Looks like Keystone has added a Park Model to it's line


----------



## aplvlykat (Jan 25, 2004)

I like that, I wonder if a set of axels can be retrofitted and a tounge so it could be pulled as a double? kirk


----------



## Castle Rock Outbackers (Jan 18, 2004)

mswalt said:


> Hey, Randy,
> 
> How's that for a screen room?
> 
> ...


Ha! That's not a screen room...that's an addition!

Randy


----------



## Y-Guy (Jan 30, 2004)

Holy Add-A-Room Batman and here I thought I had a tough time backing my Outback on the side of my house. I wonder what they do if they ever take off! Great photo, hope you added to the gallery!


----------



## California Jim (Dec 11, 2003)

Nice. Looks like a 28BHS too







Hmmm.
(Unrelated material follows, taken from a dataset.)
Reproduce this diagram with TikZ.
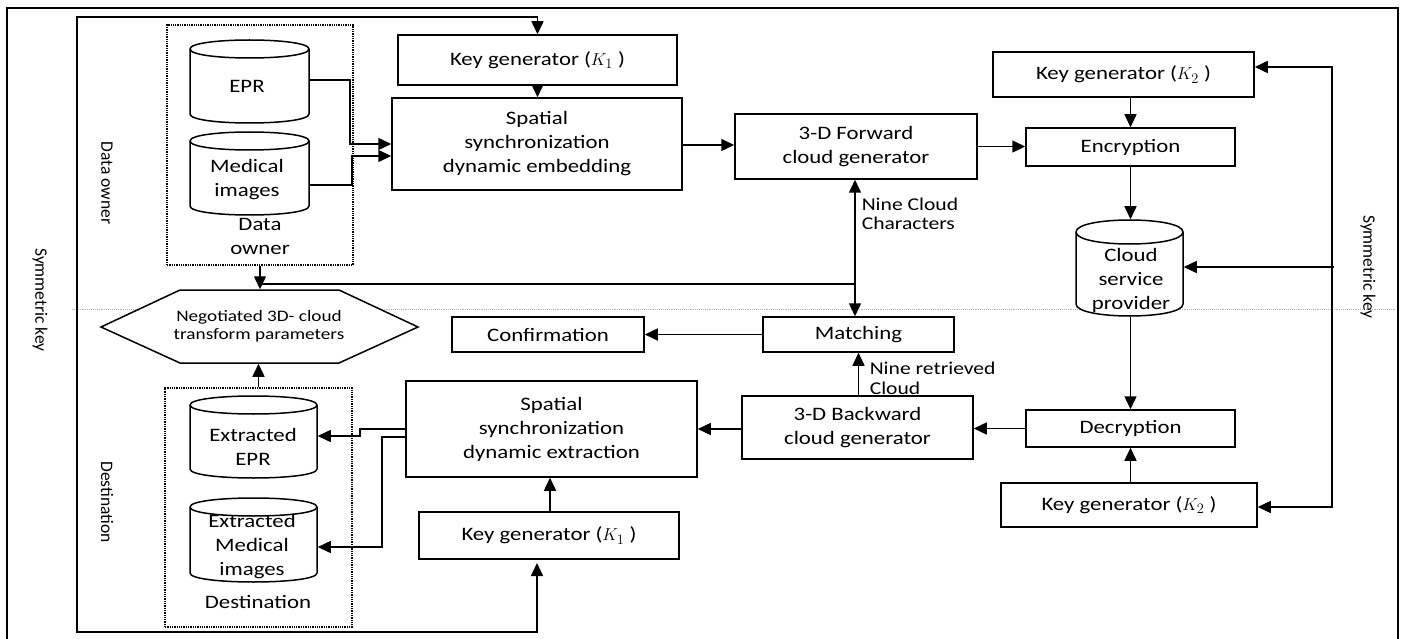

Wonder if I have enough room outside


----------



## NDJollyMon (Aug 22, 2003)

Is that the screenroom for $250???

I'll take it!


----------



## cookie9933 (Feb 26, 2005)

NDJollyMon said:


> Is that the screenroom for $250???
> 
> I'll take it!
> [snapback]42266[/snapback]​


 Where is this model home located .............








It looks like a retiree came up with this mod.








Is he a member?








Does he or she Know about Outbackers site?








Or how his mod is making history








jan


----------



## Castle Rock Outbackers (Jan 18, 2004)

NDJollyMon said:


> Is that the screenroom for $250???
> 
> I'll take it!
> [snapback]42266[/snapback]​


HA! 'fraid not.

Randy


----------



## drobe5150 (Jan 21, 2005)

now thats what i call









darrel


----------



## our2girls (Jan 26, 2005)

............









THAT IS WAY TOO COOL!!!

Isn't that called a "lanai" in Florida?!

Mike


----------



## CamperAndy (Aug 26, 2004)

Nobody has commented on the TV parked in front of it!!! I wonder if its got a pair of 6 volt or 12 volt batteries!!!

Also do you think the shed in the back is bumper or frame mounted??


----------



## rennerbee (Jul 25, 2004)

NO WAY! This can't be what it looks like, can it? WHY? It was all done in photo shop. I don't believe it! Woah. Well, I guess the kids could stop complaining about not having enough room!


----------



## Oregon_Camper (Sep 13, 2004)

It's more like an OutSide vs. and Outback....


----------